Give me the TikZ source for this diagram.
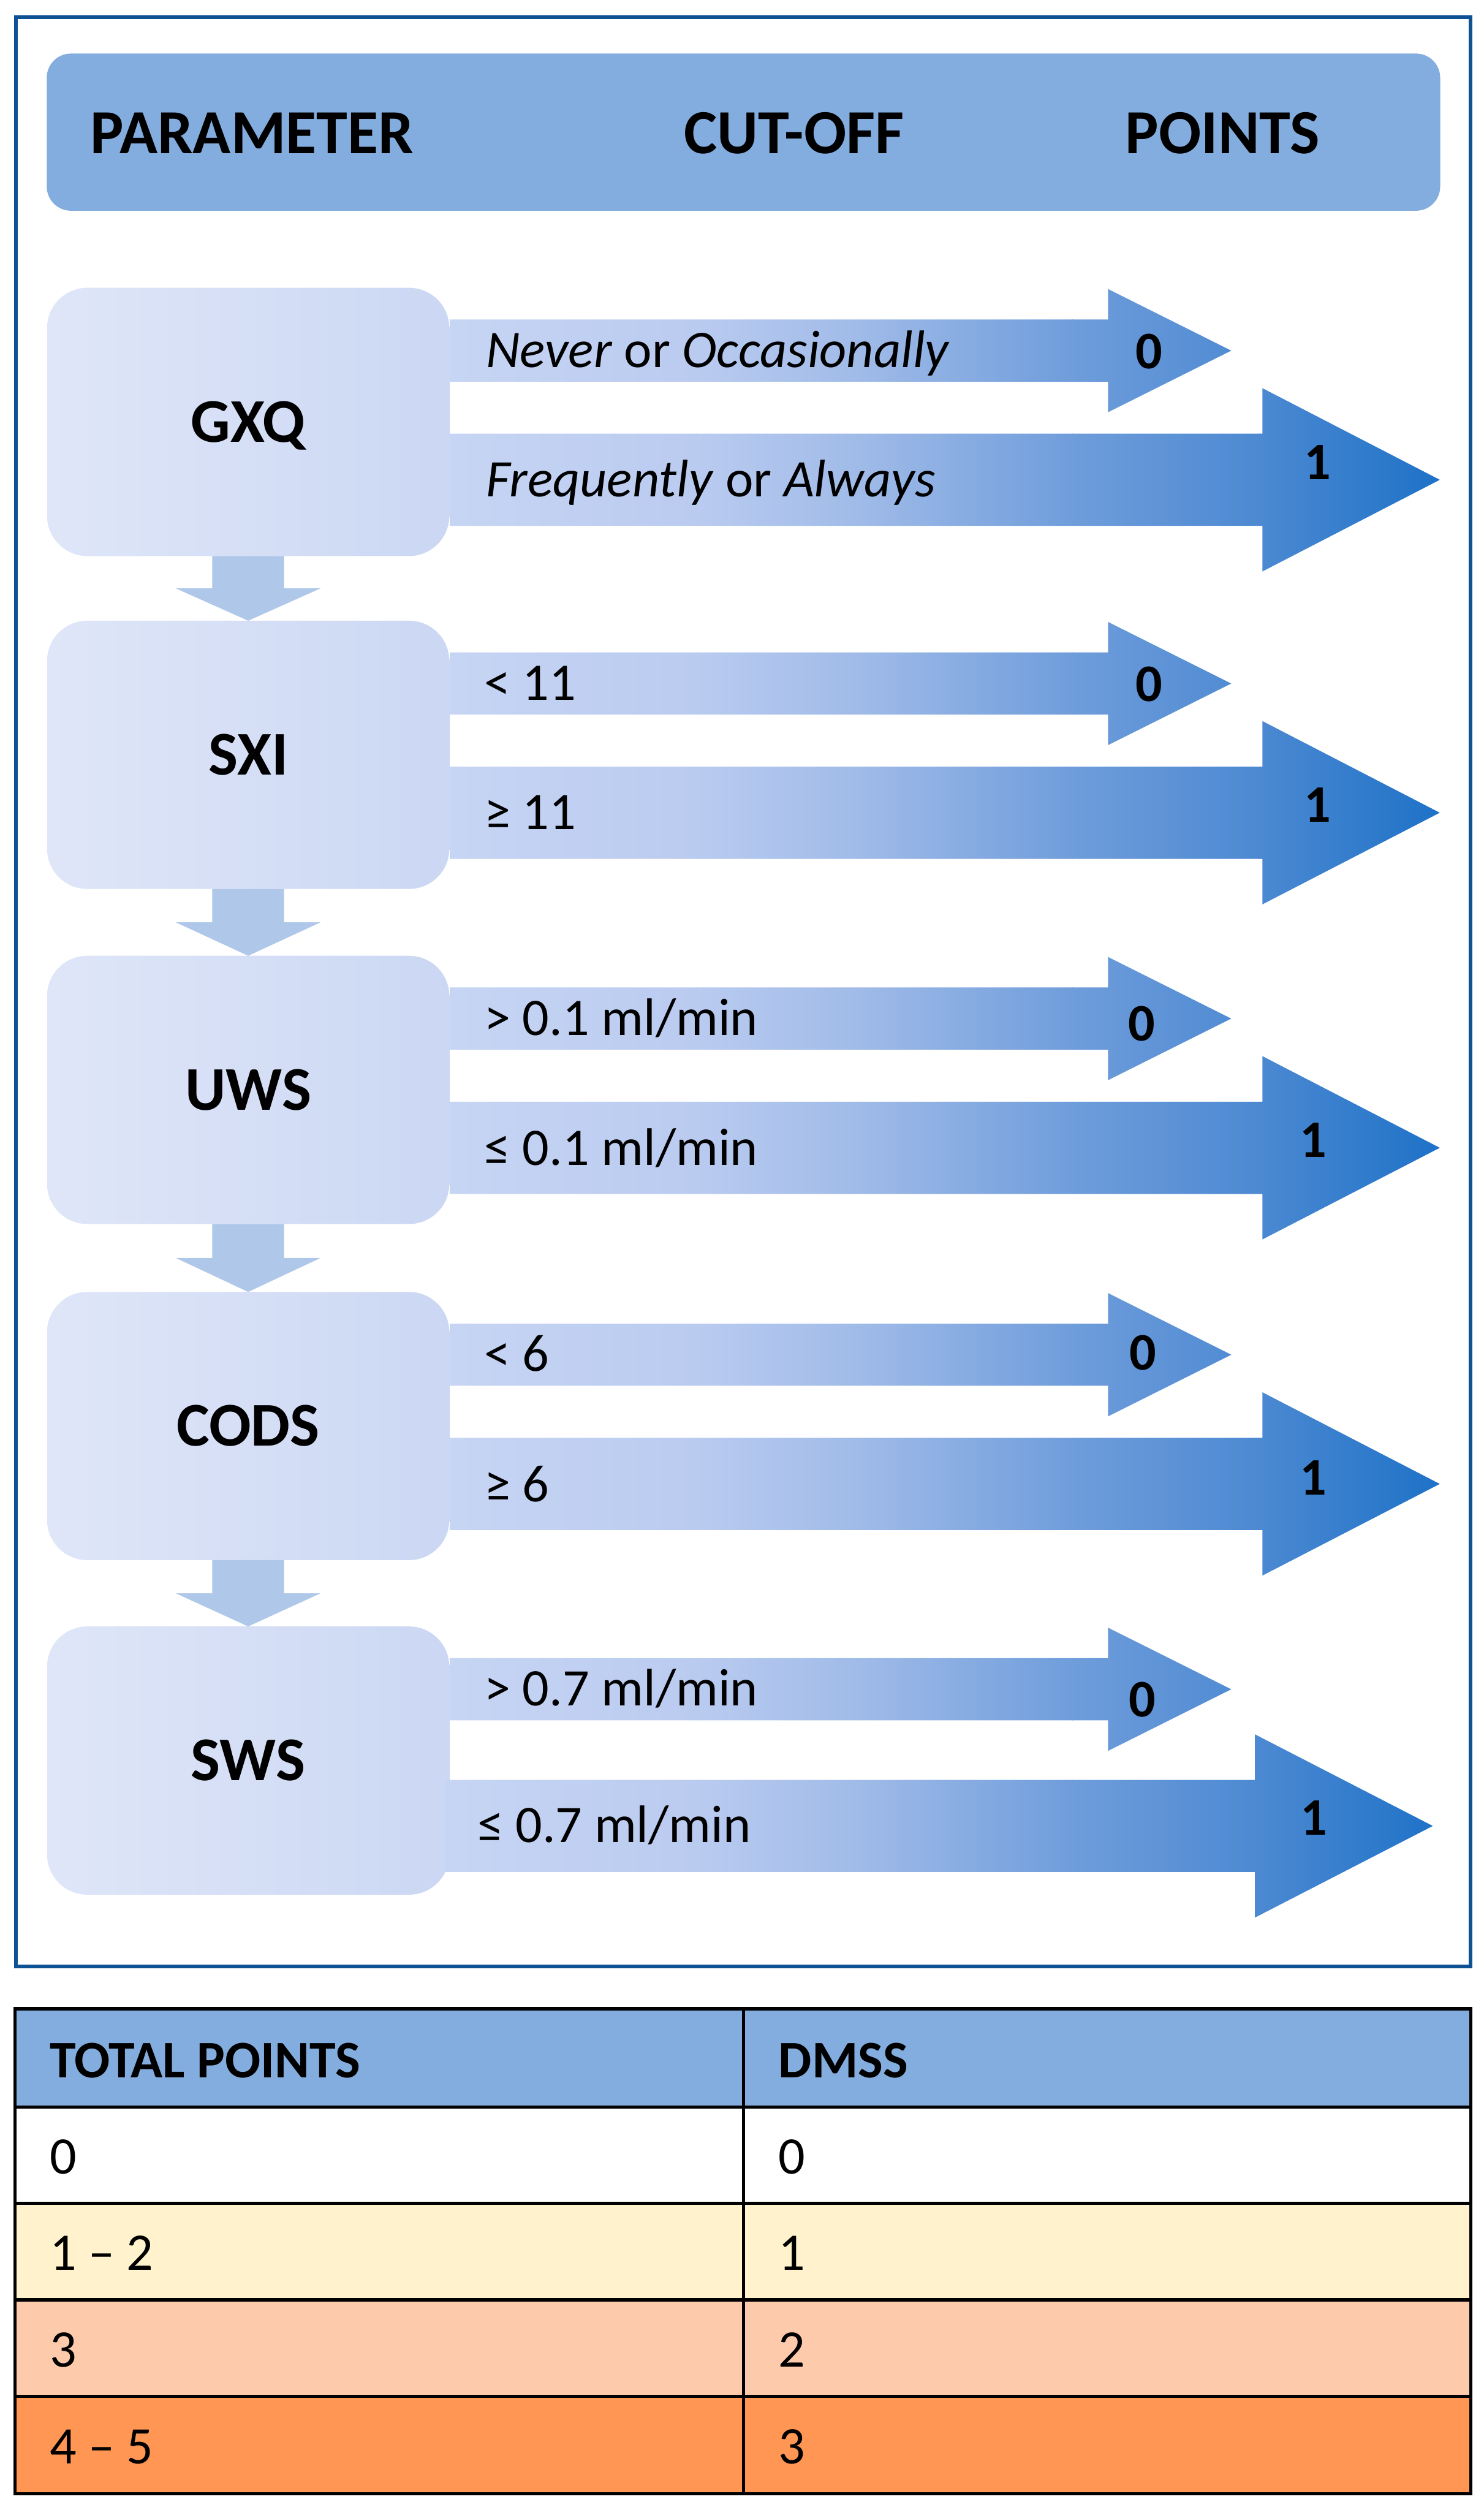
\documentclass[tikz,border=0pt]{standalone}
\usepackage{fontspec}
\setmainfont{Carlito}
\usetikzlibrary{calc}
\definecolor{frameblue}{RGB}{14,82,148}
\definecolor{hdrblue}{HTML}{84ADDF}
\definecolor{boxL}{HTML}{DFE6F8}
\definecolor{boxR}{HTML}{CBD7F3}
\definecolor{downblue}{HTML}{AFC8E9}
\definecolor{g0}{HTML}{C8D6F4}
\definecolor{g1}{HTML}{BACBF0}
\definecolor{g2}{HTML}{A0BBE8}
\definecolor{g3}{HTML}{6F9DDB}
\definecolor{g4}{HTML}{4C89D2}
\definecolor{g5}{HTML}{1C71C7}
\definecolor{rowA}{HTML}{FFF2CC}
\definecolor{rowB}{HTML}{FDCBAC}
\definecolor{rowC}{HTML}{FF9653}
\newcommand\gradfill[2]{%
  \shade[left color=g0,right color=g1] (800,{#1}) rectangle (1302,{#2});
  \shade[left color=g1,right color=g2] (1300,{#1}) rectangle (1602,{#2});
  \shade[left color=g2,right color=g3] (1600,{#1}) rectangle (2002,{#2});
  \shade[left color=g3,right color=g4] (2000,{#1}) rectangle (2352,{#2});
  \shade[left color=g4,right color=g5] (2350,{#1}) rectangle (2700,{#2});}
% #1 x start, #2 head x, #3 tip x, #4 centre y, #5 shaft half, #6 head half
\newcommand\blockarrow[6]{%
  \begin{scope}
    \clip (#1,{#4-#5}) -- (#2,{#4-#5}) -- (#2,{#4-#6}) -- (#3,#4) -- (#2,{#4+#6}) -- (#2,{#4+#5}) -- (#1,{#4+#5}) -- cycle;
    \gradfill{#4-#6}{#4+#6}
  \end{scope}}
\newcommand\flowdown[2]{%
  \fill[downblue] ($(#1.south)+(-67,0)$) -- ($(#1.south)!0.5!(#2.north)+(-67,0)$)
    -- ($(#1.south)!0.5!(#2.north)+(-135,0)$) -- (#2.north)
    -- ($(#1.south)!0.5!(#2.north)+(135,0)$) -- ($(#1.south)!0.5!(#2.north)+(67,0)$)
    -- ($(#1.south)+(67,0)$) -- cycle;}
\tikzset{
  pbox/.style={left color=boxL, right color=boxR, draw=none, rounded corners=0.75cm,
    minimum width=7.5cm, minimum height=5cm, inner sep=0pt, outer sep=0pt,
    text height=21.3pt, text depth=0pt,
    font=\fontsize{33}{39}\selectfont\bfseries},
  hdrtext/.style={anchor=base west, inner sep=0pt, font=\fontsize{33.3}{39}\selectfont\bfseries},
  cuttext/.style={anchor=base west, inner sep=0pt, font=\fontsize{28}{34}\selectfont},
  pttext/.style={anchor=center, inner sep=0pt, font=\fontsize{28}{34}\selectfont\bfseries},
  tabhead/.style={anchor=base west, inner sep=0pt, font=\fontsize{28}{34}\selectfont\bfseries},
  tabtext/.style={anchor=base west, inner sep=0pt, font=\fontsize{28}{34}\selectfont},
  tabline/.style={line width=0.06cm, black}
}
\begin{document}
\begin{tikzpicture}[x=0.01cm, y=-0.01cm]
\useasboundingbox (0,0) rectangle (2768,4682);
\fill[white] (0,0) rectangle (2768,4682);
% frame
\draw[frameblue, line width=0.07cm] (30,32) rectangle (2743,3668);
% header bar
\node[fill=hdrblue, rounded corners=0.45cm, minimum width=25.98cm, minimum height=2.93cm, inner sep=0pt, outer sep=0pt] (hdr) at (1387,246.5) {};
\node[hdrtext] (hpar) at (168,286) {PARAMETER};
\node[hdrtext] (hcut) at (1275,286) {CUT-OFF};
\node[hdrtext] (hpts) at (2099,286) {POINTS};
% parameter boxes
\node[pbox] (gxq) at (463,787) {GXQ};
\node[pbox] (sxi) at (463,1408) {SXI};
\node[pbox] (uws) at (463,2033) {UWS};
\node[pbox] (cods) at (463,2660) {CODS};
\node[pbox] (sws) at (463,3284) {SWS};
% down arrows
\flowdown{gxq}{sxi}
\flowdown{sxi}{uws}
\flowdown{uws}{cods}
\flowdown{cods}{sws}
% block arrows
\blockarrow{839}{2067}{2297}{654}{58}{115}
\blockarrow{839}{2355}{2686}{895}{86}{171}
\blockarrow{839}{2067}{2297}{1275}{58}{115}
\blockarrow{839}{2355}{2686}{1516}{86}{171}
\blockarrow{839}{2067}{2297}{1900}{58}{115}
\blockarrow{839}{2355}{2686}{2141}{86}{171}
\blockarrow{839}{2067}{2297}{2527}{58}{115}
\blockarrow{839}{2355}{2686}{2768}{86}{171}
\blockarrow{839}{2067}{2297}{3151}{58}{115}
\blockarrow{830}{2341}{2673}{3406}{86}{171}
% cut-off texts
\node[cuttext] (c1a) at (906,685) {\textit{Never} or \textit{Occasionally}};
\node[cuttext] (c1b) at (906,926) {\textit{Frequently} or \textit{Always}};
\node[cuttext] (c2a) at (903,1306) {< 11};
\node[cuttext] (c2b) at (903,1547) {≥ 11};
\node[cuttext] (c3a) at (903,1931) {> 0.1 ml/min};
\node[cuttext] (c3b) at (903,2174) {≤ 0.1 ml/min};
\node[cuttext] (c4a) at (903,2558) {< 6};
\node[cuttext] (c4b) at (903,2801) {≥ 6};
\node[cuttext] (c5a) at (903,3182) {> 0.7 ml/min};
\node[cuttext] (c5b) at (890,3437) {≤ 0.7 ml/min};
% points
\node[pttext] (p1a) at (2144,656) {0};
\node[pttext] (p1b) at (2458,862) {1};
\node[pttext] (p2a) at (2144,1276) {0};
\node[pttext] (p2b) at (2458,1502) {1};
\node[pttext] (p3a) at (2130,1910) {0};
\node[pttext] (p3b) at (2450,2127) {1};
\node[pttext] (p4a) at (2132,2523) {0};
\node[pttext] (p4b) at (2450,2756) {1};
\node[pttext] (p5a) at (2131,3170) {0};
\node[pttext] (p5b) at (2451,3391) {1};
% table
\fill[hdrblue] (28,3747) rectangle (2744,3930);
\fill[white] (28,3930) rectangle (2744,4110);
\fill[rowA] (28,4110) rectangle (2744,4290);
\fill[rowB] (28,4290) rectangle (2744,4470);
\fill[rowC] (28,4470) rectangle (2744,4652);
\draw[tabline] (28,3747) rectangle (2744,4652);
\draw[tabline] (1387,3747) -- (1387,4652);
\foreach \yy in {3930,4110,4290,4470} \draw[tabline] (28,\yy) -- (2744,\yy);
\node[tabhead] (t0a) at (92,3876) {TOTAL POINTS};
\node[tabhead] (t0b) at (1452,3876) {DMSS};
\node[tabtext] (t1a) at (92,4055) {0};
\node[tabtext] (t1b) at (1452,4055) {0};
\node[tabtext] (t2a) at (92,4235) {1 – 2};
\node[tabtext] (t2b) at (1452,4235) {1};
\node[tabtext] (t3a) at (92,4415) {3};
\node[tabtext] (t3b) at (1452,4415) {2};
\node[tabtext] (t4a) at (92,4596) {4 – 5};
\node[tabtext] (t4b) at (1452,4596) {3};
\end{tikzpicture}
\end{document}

- AIM OF THE TASK
Print the whole listing above once more, word for word, without its pictures.

- FULL ANSWER
Give me the TikZ source for this diagram.
\documentclass[tikz,border=0pt]{standalone}
\usepackage{fontspec}
\setmainfont{Carlito}
\usetikzlibrary{calc}
\definecolor{frameblue}{RGB}{14,82,148}
\definecolor{hdrblue}{HTML}{84ADDF}
\definecolor{boxL}{HTML}{DFE6F8}
\definecolor{boxR}{HTML}{CBD7F3}
\definecolor{downblue}{HTML}{AFC8E9}
\definecolor{g0}{HTML}{C8D6F4}
\definecolor{g1}{HTML}{BACBF0}
\definecolor{g2}{HTML}{A0BBE8}
\definecolor{g3}{HTML}{6F9DDB}
\definecolor{g4}{HTML}{4C89D2}
\definecolor{g5}{HTML}{1C71C7}
\definecolor{rowA}{HTML}{FFF2CC}
\definecolor{rowB}{HTML}{FDCBAC}
\definecolor{rowC}{HTML}{FF9653}
\newcommand\gradfill[2]{%
  \shade[left color=g0,right color=g1] (800,{#1}) rectangle (1302,{#2});
  \shade[left color=g1,right color=g2] (1300,{#1}) rectangle (1602,{#2});
  \shade[left color=g2,right color=g3] (1600,{#1}) rectangle (2002,{#2});
  \shade[left color=g3,right color=g4] (2000,{#1}) rectangle (2352,{#2});
  \shade[left color=g4,right color=g5] (2350,{#1}) rectangle (2700,{#2});}
% #1 x start, #2 head x, #3 tip x, #4 centre y, #5 shaft half, #6 head half
\newcommand\blockarrow[6]{%
  \begin{scope}
    \clip (#1,{#4-#5}) -- (#2,{#4-#5}) -- (#2,{#4-#6}) -- (#3,#4) -- (#2,{#4+#6}) -- (#2,{#4+#5}) -- (#1,{#4+#5}) -- cycle;
    \gradfill{#4-#6}{#4+#6}
  \end{scope}}
\newcommand\flowdown[2]{%
  \fill[downblue] ($(#1.south)+(-67,0)$) -- ($(#1.south)!0.5!(#2.north)+(-67,0)$)
    -- ($(#1.south)!0.5!(#2.north)+(-135,0)$) -- (#2.north)
    -- ($(#1.south)!0.5!(#2.north)+(135,0)$) -- ($(#1.south)!0.5!(#2.north)+(67,0)$)
    -- ($(#1.south)+(67,0)$) -- cycle;}
\tikzset{
  pbox/.style={left color=boxL, right color=boxR, draw=none, rounded corners=0.75cm,
    minimum width=7.5cm, minimum height=5cm, inner sep=0pt, outer sep=0pt,
    text height=21.3pt, text depth=0pt,
    font=\fontsize{33}{39}\selectfont\bfseries},
  hdrtext/.style={anchor=base west, inner sep=0pt, font=\fontsize{33.3}{39}\selectfont\bfseries},
  cuttext/.style={anchor=base west, inner sep=0pt, font=\fontsize{28}{34}\selectfont},
  pttext/.style={anchor=center, inner sep=0pt, font=\fontsize{28}{34}\selectfont\bfseries},
  tabhead/.style={anchor=base west, inner sep=0pt, font=\fontsize{28}{34}\selectfont\bfseries},
  tabtext/.style={anchor=base west, inner sep=0pt, font=\fontsize{28}{34}\selectfont},
  tabline/.style={line width=0.06cm, black}
}
\begin{document}
\begin{tikzpicture}[x=0.01cm, y=-0.01cm]
\useasboundingbox (0,0) rectangle (2768,4682);
\fill[white] (0,0) rectangle (2768,4682);
% frame
\draw[frameblue, line width=0.07cm] (30,32) rectangle (2743,3668);
% header bar
\node[fill=hdrblue, rounded corners=0.45cm, minimum width=25.98cm, minimum height=2.93cm, inner sep=0pt, outer sep=0pt] (hdr) at (1387,246.5) {};
\node[hdrtext] (hpar) at (168,286) {PARAMETER};
\node[hdrtext] (hcut) at (1275,286) {CUT-OFF};
\node[hdrtext] (hpts) at (2099,286) {POINTS};
% parameter boxes
\node[pbox] (gxq) at (463,787) {GXQ};
\node[pbox] (sxi) at (463,1408) {SXI};
\node[pbox] (uws) at (463,2033) {UWS};
\node[pbox] (cods) at (463,2660) {CODS};
\node[pbox] (sws) at (463,3284) {SWS};
% down arrows
\flowdown{gxq}{sxi}
\flowdown{sxi}{uws}
\flowdown{uws}{cods}
\flowdown{cods}{sws}
% block arrows
\blockarrow{839}{2067}{2297}{654}{58}{115}
\blockarrow{839}{2355}{2686}{895}{86}{171}
\blockarrow{839}{2067}{2297}{1275}{58}{115}
\blockarrow{839}{2355}{2686}{1516}{86}{171}
\blockarrow{839}{2067}{2297}{1900}{58}{115}
\blockarrow{839}{2355}{2686}{2141}{86}{171}
\blockarrow{839}{2067}{2297}{2527}{58}{115}
\blockarrow{839}{2355}{2686}{2768}{86}{171}
\blockarrow{839}{2067}{2297}{3151}{58}{115}
\blockarrow{830}{2341}{2673}{3406}{86}{171}
% cut-off texts
\node[cuttext] (c1a) at (906,685) {\textit{Never} or \textit{Occasionally}};
\node[cuttext] (c1b) at (906,926) {\textit{Frequently} or \textit{Always}};
\node[cuttext] (c2a) at (903,1306) {< 11};
\node[cuttext] (c2b) at (903,1547) {≥ 11};
\node[cuttext] (c3a) at (903,1931) {> 0.1 ml/min};
\node[cuttext] (c3b) at (903,2174) {≤ 0.1 ml/min};
\node[cuttext] (c4a) at (903,2558) {< 6};
\node[cuttext] (c4b) at (903,2801) {≥ 6};
\node[cuttext] (c5a) at (903,3182) {> 0.7 ml/min};
\node[cuttext] (c5b) at (890,3437) {≤ 0.7 ml/min};
% points
\node[pttext] (p1a) at (2144,656) {0};
\node[pttext] (p1b) at (2458,862) {1};
\node[pttext] (p2a) at (2144,1276) {0};
\node[pttext] (p2b) at (2458,1502) {1};
\node[pttext] (p3a) at (2130,1910) {0};
\node[pttext] (p3b) at (2450,2127) {1};
\node[pttext] (p4a) at (2132,2523) {0};
\node[pttext] (p4b) at (2450,2756) {1};
\node[pttext] (p5a) at (2131,3170) {0};
\node[pttext] (p5b) at (2451,3391) {1};
% table
\fill[hdrblue] (28,3747) rectangle (2744,3930);
\fill[white] (28,3930) rectangle (2744,4110);
\fill[rowA] (28,4110) rectangle (2744,4290);
\fill[rowB] (28,4290) rectangle (2744,4470);
\fill[rowC] (28,4470) rectangle (2744,4652);
\draw[tabline] (28,3747) rectangle (2744,4652);
\draw[tabline] (1387,3747) -- (1387,4652);
\foreach \yy in {3930,4110,4290,4470} \draw[tabline] (28,\yy) -- (2744,\yy);
\node[tabhead] (t0a) at (92,3876) {TOTAL POINTS};
\node[tabhead] (t0b) at (1452,3876) {DMSS};
\node[tabtext] (t1a) at (92,4055) {0};
\node[tabtext] (t1b) at (1452,4055) {0};
\node[tabtext] (t2a) at (92,4235) {1 – 2};
\node[tabtext] (t2b) at (1452,4235) {1};
\node[tabtext] (t3a) at (92,4415) {3};
\node[tabtext] (t3b) at (1452,4415) {2};
\node[tabtext] (t4a) at (92,4596) {4 – 5};
\node[tabtext] (t4b) at (1452,4596) {3};
\end{tikzpicture}
\end{document}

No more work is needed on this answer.